- Entries provided:
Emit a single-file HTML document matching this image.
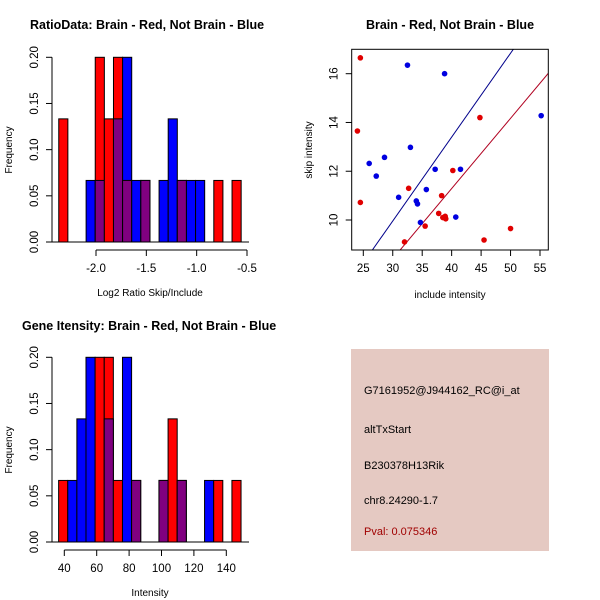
<!DOCTYPE html>
<html><head><meta charset="utf-8"><style>
body{margin:0;background:#fff}
svg{display:block;font-family:"Liberation Sans",sans-serif}
</style></head><body>
<svg id="c" width="600" height="600"></svg>
<script>
// Top-left histogram (log2 ratio), 20 bins
const ratioBinStart = -2.37;
const ratioBinWidth = 0.0906;
const ratioRed  = [2,0,0,0,3,2,3,1,0,1,0,0,0,1,0,0,0,1,0,1];
const ratioBlue = [0,0,0,1,1,0,2,3,1,1,0,1,2,1,1,1,0,0,0,0];
const ratioXTicks = [-2.0,-1.5,-1.0,-0.5];
const ratioXLabels = ["-2.0","-1.5","-1.0","-0.5"];
const freqTicks = [0,0.05,0.10,0.15,0.20];
const freqLabels = ["0.00","0.05","0.10","0.15","0.20"];
// Bottom-left histogram (intensity)
const intBinStart = 36.5;
const intBinWidth = 5.63;
const intRed  = [1,0,0,0,3,3,1,0,1,0,0,1,2,1,0,0,0,1,0,1];
const intBlue = [0,1,2,3,0,2,0,3,1,0,0,1,0,1,0,0,1,0,0,0];
const intXTicks = [40,60,80,100,120,140];
// Scatter
const redX = [24.5,24,24.5,32.7,32,35.5,37.8,38.3,38.5,38.9,39,40.2,44.8,45.5,50];
const redY = [16.65,13.65,10.72,11.3,9.1,9.75,10.27,11.0,10.1,10.15,10.05,12.03,14.2,9.18,9.65];
const blueX = [32.5,38.8,26,27.2,28.6,33,31,34,34.2,35.7,34.7,37.2,41.5,40.7,55.2];
const blueY = [16.35,16.0,12.32,11.8,12.57,12.98,10.93,10.78,10.66,11.25,9.9,12.08,12.08,10.12,14.28];
const blueLine = [0.344,-0.36];
const redLine = [0.288,-0.23];
const scXTicks = [25,30,35,40,45,50,55];
const scYTicks = [10,12,14,16];

const svg = document.getElementById('c');
const NS = 'http://www.w3.org/2000/svg';
function mk(tag, attrs, parent){const e=document.createElementNS(NS,tag);for(const k in attrs)e.setAttribute(k,attrs[k]);(parent||svg).appendChild(e);return e;}
function txt(s,x,y,attrs,parent){const t=mk('text',Object.assign({x:x,y:y,'font-size':11.5,fill:'#000'},attrs),parent);t.textContent=s;return t;}

function histogram(name, top, title, titleX, titleY, xlab, binStart, binW, red, blue, xTicks, xLabels, x0v, x1v, px0, px1){
  const g = mk('g',{});
  
  
  const y0=top+202, y1=top+17.3;
  const sy=v=>y0+(y1-y0)*v/0.2;
  const sx=v=>px0+(px1-px0)*(v-x0v)/(x1v-x0v);
  const tt=txt(title,titleX,titleY,{'font-weight':'bold','font-size':12.5},g);
  
  
  for(let i=0;i<red.length;i++){
    const l=sx(binStart+i*binW), r=sx(binStart+(i+1)*binW);
    const rv=red[i]/15, bv=blue[i]/15;
    const draw=(v,col,nm)=>{ if(v<=0)return; const b=mk('rect',{x:l,y:sy(v),width:r-l,height:sy(0)-sy(v),fill:col,stroke:'#000','stroke-width':1},g);
      
       };
    if(rv>=bv){draw(rv,'#ff0000','red');draw(bv,'#800080','overlap');}
    else{draw(bv,'#0000ff','blue');draw(rv,'#800080','overlap');}
  }
  mk('line',{x1:52,y1:sy(0),x2:52,y2:sy(0.2),stroke:'#000'},g);
  freqTicks.forEach((v,i)=>{mk('line',{x1:46,y1:sy(v),x2:52,y2:sy(v),stroke:'#000'},g);
    txt(freqLabels[i],38,sy(v),{transform:`rotate(-90 38 ${sy(v)})`,'text-anchor':'middle'},g);});
  const yl=txt('Frequency',12,top+110,{transform:`rotate(-90 12 ${top+110})`,'text-anchor':'middle','font-size':10},g);
  
  
  mk('line',{x1:52,y1:sy(0),x2:249,y2:sy(0),stroke:'#000'},g);
  const xa=top+210;
  mk('line',{x1:sx(xTicks[0]),y1:xa,x2:sx(xTicks[xTicks.length-1]),y2:xa,stroke:'#000'},g);
  xTicks.forEach((v,i)=>{mk('line',{x1:sx(v),y1:xa,x2:sx(v),y2:xa+6,stroke:'#000'},g);
    txt(xLabels[i],sx(v),xa+22,{'text-anchor':'middle'},g);});
  const xl=txt(xlab,150,top+256,{'text-anchor':'middle','font-size':10},g);
  
  
}
histogram('ratio-histogram',40,'RatioData: Brain - Red, Not Brain - Blue',30,29,'Log2 Ratio Skip/Include',ratioBinStart,ratioBinWidth,ratioRed,ratioBlue,ratioXTicks,ratioXLabels,-2.0,-0.5,96,247);
histogram('intensity-histogram',340,'Gene Itensity: Brain - Red, Not Brain - Blue',22,330,'Intensity',intBinStart,intBinWidth,intRed,intBlue,intXTicks,intXTicks.map(String),40,140,64.3,226.3);

(function(){
  const g=mk('g',{});
  
  
  const L=351.7,R=548.3,T=49.3,B=250;
  const sx=v=>363.3+(v-25)*(176.7/30);
  const sy=v=>220+(v-10)*(-146.3/6);
  const t=txt('Brain - Red, Not Brain - Blue',450,29,{'text-anchor':'middle','font-weight':'bold','font-size':12.5},g);
  
  
  mk('defs',{},g).innerHTML=`<clipPath id="cp"><rect x="${L}" y="${T}" width="${R-L}" height="${B-T}"/></clipPath>`;
  const lg=mk('g',{'clip-path':'url(#cp)'},g);
  const drawLine=(c,col,nm)=>{const l=mk('line',{x1:sx(20),y1:sy(c[0]*20+c[1]),x2:sx(60),y2:sy(c[0]*60+c[1]),stroke:col,'stroke-width':1},lg);
    
    };
  drawLine(blueLine,'#00008b','blue-fit-line');
  drawLine(redLine,'#b00020','red-fit-line');
  redX.forEach((x,i)=>{const p=mk('circle',{cx:sx(x),cy:sy(redY[i]),r:2.8,fill:'#e00000'},g);
    
    });
  blueX.forEach((x,i)=>{const p=mk('circle',{cx:sx(x),cy:sy(blueY[i]),r:2.8,fill:'#0000e0'},g);
    
    });
  mk('rect',{x:L,y:T,width:R-L,height:B-T,fill:'none',stroke:'#000'},g);
  scXTicks.forEach(v=>{mk('line',{x1:sx(v),y1:B,x2:sx(v),y2:B+6,stroke:'#000'},g);txt(String(v),sx(v),B+22,{'text-anchor':'middle'},g);});
  scYTicks.forEach(v=>{mk('line',{x1:L-6,y1:sy(v),x2:L,y2:sy(v),stroke:'#000'},g);txt(String(v),L-14,sy(v),{transform:`rotate(-90 ${L-14} ${sy(v)})`,'text-anchor':'middle'},g);});
  const xl=txt('include intensity',450,298,{'text-anchor':'middle','font-size':10},g);
  
  
  const yl=txt('skip intensity',312,150,{transform:'rotate(-90 312 150)','text-anchor':'middle','font-size':10},g);
  
  
})();
</script>
<div style="position:absolute;left:351px;top:349px;width:198px;height:202px;background:#e5c9c2;font-family:'Liberation Sans',sans-serif;font-size:11px;">
  <div style="position:absolute;left:13px;top:36px">G7161952@J944162_RC@i_at</div>
  <div style="position:absolute;left:13px;top:75px">altTxStart</div>
  <div style="position:absolute;left:13px;top:111px">B230378H13Rik</div>
  <div style="position:absolute;left:13px;top:146px">chr8.24290-1.7</div>
  <div style="position:absolute;left:13px;top:177px;color:#a00000">Pval: 0.075346</div>
</div>
</body></html>
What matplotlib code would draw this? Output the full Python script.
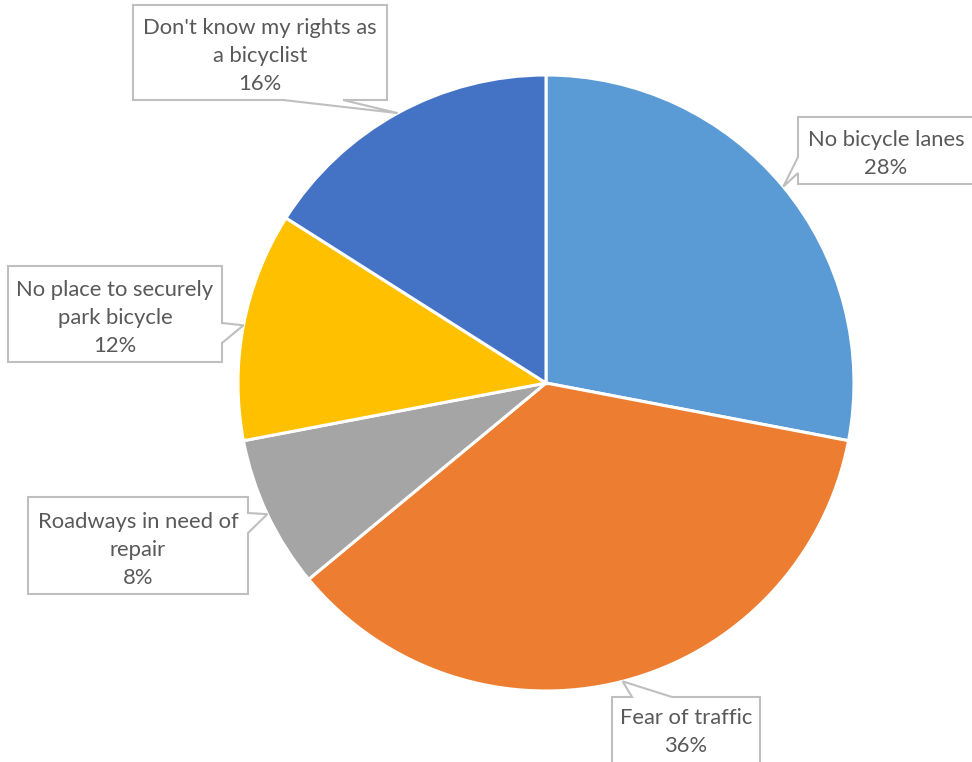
import numpy as np
import matplotlib
matplotlib.use("Agg")
import matplotlib.pyplot as plt
from matplotlib.patches import Polygon

categories = ["No bicycle lanes", "Fear of traffic", "Roadways in need of\nrepair",
              "No place to securely\npark bicycle", "Don't know my rights as\na bicyclist"]
values = [28, 36, 8, 12, 16]
colors = ["#5B9BD5", "#ED7D31", "#A5A5A5", "#FFC000", "#4472C4"]

W, H = 972, 762
fig = plt.figure(figsize=(W / 100, H / 100), dpi=100)
ax = fig.add_axes([0, 0, 1, 1])

cx, cy_px, R = 546, 383, 308
cy = H - cy_px
wedges, _ = ax.pie(values, colors=colors, startangle=90, counterclock=False,
                   center=(cx, cy), radius=R,
                   wedgeprops=dict(edgecolor="white", linewidth=2.2))
ax.set_xlim(0, W)
ax.set_ylim(0, H)
ax.set_aspect("equal")
ax.axis("off")

# callout layout in pixel coords: box (x0, y0, x1, y1), side, base segment along side
layout = [
    ((798, 117, 985, 184), "left", (157, 173)),
    ((612, 697, 760, 775), "top", (632, 672)),
    ((28, 497, 248, 594), "right", (513, 533)),
    ((8, 266, 222, 362), "right", (323, 343)),
    ((133, 5, 387, 100), "bottom", (283, 343)),
]

total = sum(values)
cum = 0
for cat, v, (box, side, base) in zip(categories, values, layout):
    mid = 90 - 360 * (cum + v / 2) / total
    cum += v
    tx = cx + R * np.cos(np.radians(mid))
    ty = cy + R * np.sin(np.radians(mid))
    tip = (tx, H - ty)
    x0, y0, x1, y1 = box
    a, b = base
    if side == "bottom":
        pts = [(x0, y0), (x1, y0), (x1, y1), (b, y1), tip, (a, y1), (x0, y1)]
    elif side == "left":
        pts = [(x0, y0), (x1, y0), (x1, y1), (x0, y1), (x0, b), tip, (x0, a)]
    elif side == "right":
        pts = [(x0, y0), (x1, y0), (x1, a), tip, (x1, b), (x1, y1), (x0, y1)]
    else:  # top
        pts = [(x0, y0), (a, y0), tip, (b, y0), (x1, y0), (x1, y1), (x0, y1)]
    pts = [(px, H - py) for px, py in pts]
    ax.add_patch(Polygon(pts, closed=True, facecolor="white", edgecolor="#BFBFBF",
                         linewidth=1.5, zorder=5, clip_on=False))
    label = f"{cat}\n{v}%"
    if side == "top":
        xc, yc = (x0 + x1) / 2, (y0 + 762) / 2 - 1
    elif side == "left":
        xc, yc = (x0 + 972) / 2 + 1, (y0 + y1) / 2
    else:
        xc, yc = (x0 + x1) / 2, (y0 + y1) / 2
    yc += 4
    ax.text(xc, H - yc, label, ha="center", va="center", fontsize=15.8,
            family=["Lato", "DejaVu Sans"], color="#595959", linespacing=1.5, zorder=6)

fig.savefig("out.png", dpi=100)
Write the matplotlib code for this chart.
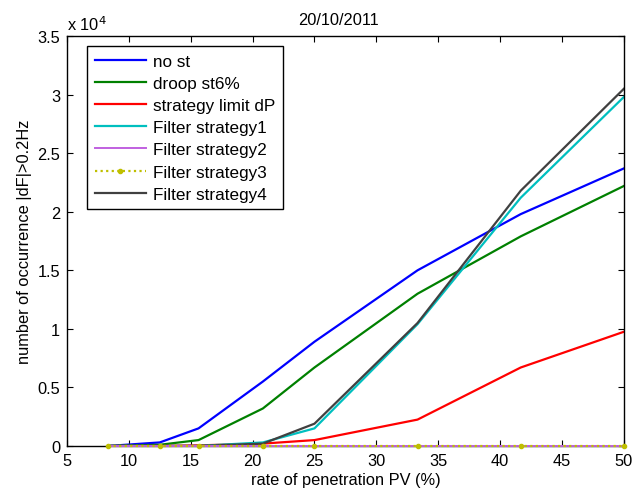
import matplotlib.pyplot as plt
from matplotlib.ticker import FuncFormatter

plt.rcParams['font.family'] = ['Liberation Sans', 'DejaVu Sans']

# penetration rate (%) and occurrences |dF|>0.2Hz
pv = [8.33, 12.5, 15.63, 20.83, 25.0, 33.33, 41.67, 50.0]
no_st = [0, 300, 1500, 5500, 8900, 15000, 19800, 23700]
droop = [0, 100, 500, 3200, 6700, 13000, 17900, 22200]
limit_dp = [0, 0, 50, 200, 500, 2250, 6700, 9750]
filter1 = [0, 0, 0, 300, 1500, 10400, 21200, 29800]
filter2 = [0, 0, 0, 0, 0, 0, 0, 0]
filter3 = [0, 0, 0, 0, 0, 0, 0, 0]
filter4 = [0, 0, 0, 200, 1900, 10500, 21800, 30500]

fs = 11.8

fig = plt.figure(figsize=(6.32, 4.89), dpi=100)
ax = fig.add_axes([0.106, 0.086, 0.881, 0.838])

ax.plot(pv, no_st, color='#0000ff', lw=1.6, label='no st')
ax.plot(pv, droop, color='#008000', lw=1.6, label='droop st6%')
ax.plot(pv, limit_dp, color='#ff0000', lw=1.6, label='strategy limit dP')
ax.plot(pv, filter1, color='#00bfbf', lw=1.6, label='Filter strategy1')
ax.plot(pv, filter2, color='#c060e0', lw=1.4, label='Filter strategy2',
        clip_on=False, zorder=3)
ax.plot(pv, filter3, color='#bfbf00', lw=1.6, ls=(0, (1, 1.5)), marker='.',
        ms=6, label='Filter strategy3', clip_on=False, zorder=4)
ax.plot(pv, filter4, color='#404040', lw=1.6, label='Filter strategy4')

ax.set_xlim(5, 50)
ax.set_ylim(0, 35000)
ax.set_xticks(range(5, 51, 5))
ax.set_yticks([i * 5000 for i in range(8)])
ax.yaxis.set_major_formatter(FuncFormatter(lambda v, p: '%g' % (v / 1e4)))
ax.tick_params(direction='in', top=True, right=True, labelsize=fs, length=4,
               pad=5)
for s in ax.spines.values():
    s.set_linewidth(1.0)

ax.text(0.0, 1.008, r'x 10$^{4}$', transform=ax.transAxes, fontsize=fs,
        ha='left', va='bottom')
ax.set_title('20/10/2011', fontsize=fs, pad=9, x=0.487)
ax.set_xlabel('rate of penetration PV (%)', fontsize=fs, labelpad=3)
ax.set_ylabel('number of occurrence |dF|>0.2Hz', fontsize=fs, labelpad=4)

leg = ax.legend(loc='upper left', bbox_to_anchor=(0.036, 0.976),
                borderaxespad=0, fontsize=12.3, fancybox=False, framealpha=1,
                edgecolor='black', handlelength=3.0, handletextpad=0.4,
                labelspacing=0.42, borderpad=0.45)
leg.get_frame().set_linewidth(1.0)

fig.savefig('out.png', dpi=100)
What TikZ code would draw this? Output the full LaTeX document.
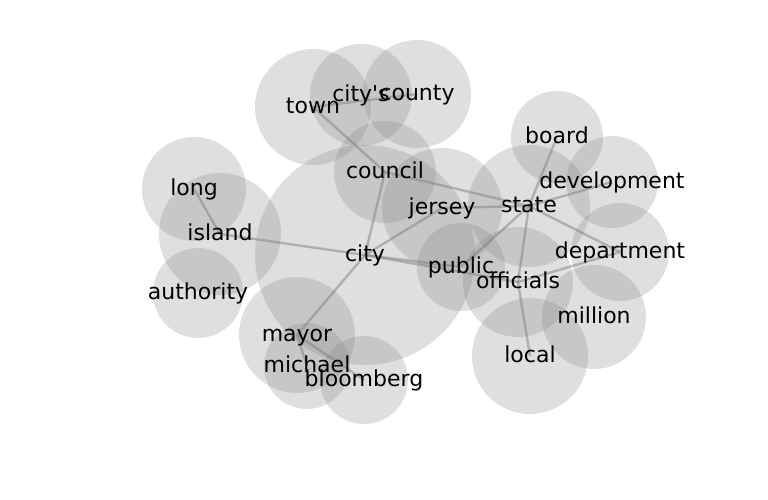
\documentclass[tikz,border=0pt]{standalone}
\usepackage{fontspec}
\setmainfont{DejaVu Sans}
\usepackage{xcolor}
\usepackage{tikz}
\usetikzlibrary{calc}
\definecolor{bubblegray}{RGB}{128,128,128}
\definecolor{linkgray}{RGB}{128,128,128}
\pgfdeclarelayer{bubbles}
\pgfdeclarelayer{links}
\pgfsetlayers{bubbles,links,main}
\tikzstyle{word} = [inner sep=0pt, text height=1em, text depth=0pt, font=\fontsize{16.5}{18}\selectfont, text=black]
\tikzstyle{bubble} = [fill=bubblegray, fill opacity=0.25]
\tikzstyle{link} = [draw=linkgray, line width=1.8pt, opacity=0.5]

\begin{document}
\begin{tikzpicture}[x=0.75pt, y=-0.75pt]
	\useasboundingbox (0,0) rectangle (768,500);
	
	% words
	\node (city) [word] at (365,255) {city};
	\node (town) [word] at (313,107) {town};
	\node (citys) [word] at (361,95) {city\textquotesingle s};
	\node (county) [word] at (417,94) {county};
	\node (council) [word] at (385,172) {council};
	\node (jersey) [word] at (442,208) {jersey};
	\node (state) [word] at (529,206) {state};
	\node (board) [word] at (557,137) {board};
	\node (development) [word] at (612,182) {development};
	\node (department) [word] at (620,252) {department};
	\node (public) [word] at (461,267) {public};
	\node (officials) [word] at (518,282) {officials};
	\node (million) [word] at (594,317) {million};
	\node (local) [word] at (530,356) {local};
	\node (long) [word] at (194,189) {long};
	\node (island) [word] at (220,234) {island};
	\node (authority) [word] at (198,293) {authority};
	\node (mayor) [word] at (297,335) {mayor};
	\node (michael) [word] at (307,366) {michael};
	\node (bloomberg) [word] at (364,380) {bloomberg};
	
	% bubbles
	\begin{pgfonlayer}{bubbles}
		\foreach \w/\r in {city/110, town/58, citys/51, county/54, council/51, jersey/60,
			state/61, board/46, development/46, department/49, public/44, officials/55,
			million/52, local/58, long/52, island/61, authority/45, mayor/58,
			michael/43, bloomberg/44}
			\fill [bubble] (\w.center) circle [radius=\r*0.75pt];
	\end{pgfonlayer}
	
	% links
	\begin{pgfonlayer}{links}
		\draw [link] (town.center) -- (county.center);
		\draw [link] (town.center) -- (council.center);
		\draw [link] (council.center) -- (city.center);
		\draw [link] (council.center) -- (state.center);
		\draw [link] (jersey.center) -- (state.center);
		\draw [link] (city.center) -- (jersey.center);
		\draw [link] (city.center) -- (public.center);
		\draw [link] (city.center) -- (officials.center);
		\draw [link] (island.center) -- (city.center);
		\draw [link] (long.center) -- (island.center);
		\draw [link] (city.center) -- (mayor.center);
		\draw [link] (mayor.center) -- (michael.center);
		\draw [link] (mayor.center) -- (bloomberg.center);
		\draw [link] (state.center) -- (board.center);
		\draw [link] (state.center) -- (development.center);
		\draw [link] (state.center) -- (department.center);
		\draw [link] (state.center) -- (public.center);
		\draw [link] (state.center) -- (officials.center);
		\draw [link] (officials.center) -- (local.center);
		\draw [link] (officials.center) -- (department.center);
	\end{pgfonlayer}
\end{tikzpicture}
\end{document}
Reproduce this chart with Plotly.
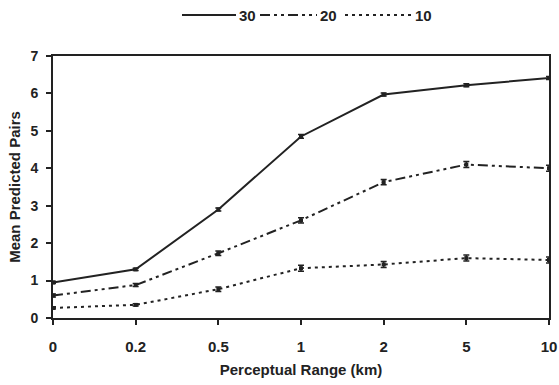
import plotly.graph_objects as go

categories = ["0", "0.2", "0.5", "1", "2", "5", "10"]
series_names = ["30", "20", "10"]
s30 = [0.95, 1.30, 2.90, 4.85, 5.97, 6.22, 6.41]
s20 = [0.60, 0.88, 1.73, 2.61, 3.63, 4.10, 4.00]
s10 = [0.27, 0.35, 0.77, 1.33, 1.43, 1.60, 1.55]
e30 = [0.03, 0.03, 0.04, 0.05, 0.04, 0.04, 0.04]
e20 = [0.04, 0.04, 0.06, 0.07, 0.07, 0.08, 0.08]
e10 = [0.03, 0.03, 0.06, 0.08, 0.08, 0.08, 0.08]

xpos = list(range(len(categories)))
ink = "#222222"
fam = "Liberation Sans, Arial, sans-serif"
xfont = dict(family=fam, size=15, color=ink, weight="bold")
yfont = dict(family=fam, size=14, color=ink, weight="bold")
titlefont = dict(family=fam, size=15, color=ink, weight="bold")

W, H = 559, 385
L, R, T, B = 53, 10, 56, 67
pw, ph = W - L - R, H - T - B

dashes = ["solid", "10px,4px,3px,4px,3px,4px", "3px,4px"]
fig = go.Figure()
for name, ys, es, dash in zip(series_names, [s30, s20, s10], [e30, e20, e10], dashes):
    fig.add_trace(go.Scatter(
        x=xpos, y=ys, name=name, mode="lines+markers",
        line=dict(color=ink, width=2, dash=dash),
        marker=dict(symbol="square", size=4, color=ink),
        error_y=dict(type="data", array=es, visible=True, color=ink, thickness=1.5, width=3),
        showlegend=False,
    ))

# custom legend (line sample + label), placed in pixel terms above the plot
def px_x(p):
    return (p - L) / pw

def px_y(p):
    return (H - B - p) / ph

legend_spans = [(182, 236), (260, 317), (345, 412)]
ly = 15
for name, dash, (x0, x1) in zip(series_names, dashes, legend_spans):
    fig.add_shape(type="line", xref="paper", yref="paper",
                  x0=px_x(x0), x1=px_x(x1), y0=px_y(ly), y1=px_y(ly),
                  line=dict(color=ink, width=2, dash=dash))
    fig.add_annotation(xref="paper", yref="paper", x=px_x(x1 + 1), y=px_y(ly),
                       text=name, showarrow=False, xanchor="left", yanchor="middle",
                       font=dict(family=fam, size=15, color=ink, weight="bold"))

fig.update_layout(
    width=W, height=H,
    margin=dict(l=L, r=R, t=T, b=B),
    paper_bgcolor="white", plot_bgcolor="white",
    font=xfont,
    showlegend=False,
    xaxis=dict(range=[0, 6], tickvals=xpos, ticktext=categories, automargin=False,
               showgrid=False, zeroline=False, showline=True, linecolor=ink, linewidth=2,
               mirror=True, ticks="outside", ticklen=5, tickcolor=ink, tickwidth=1.5,
               ticklabelstandoff=9,
               title=dict(text="Perceptual Range (km)", font=titlefont, standoff=10),
               tickfont=xfont),
    yaxis=dict(range=[0, 7], dtick=1, showgrid=False, zeroline=False, showline=True,
               automargin=False,
               linecolor=ink, linewidth=2, mirror=True, ticks="outside", ticklen=5,
               tickcolor=ink, tickwidth=1.5, ticklabelstandoff=5,
               title=dict(text="Mean Predicted Pairs", font=titlefont, standoff=6),
               tickfont=yfont),
)

fig.write_html("out.html")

- Task statement: Gather each line of the listing that holds the string "Output".

- Result for this task:
What matplotlib code would draw this? Output the full Python script.
What TikZ code would draw this? Output the full LaTeX document.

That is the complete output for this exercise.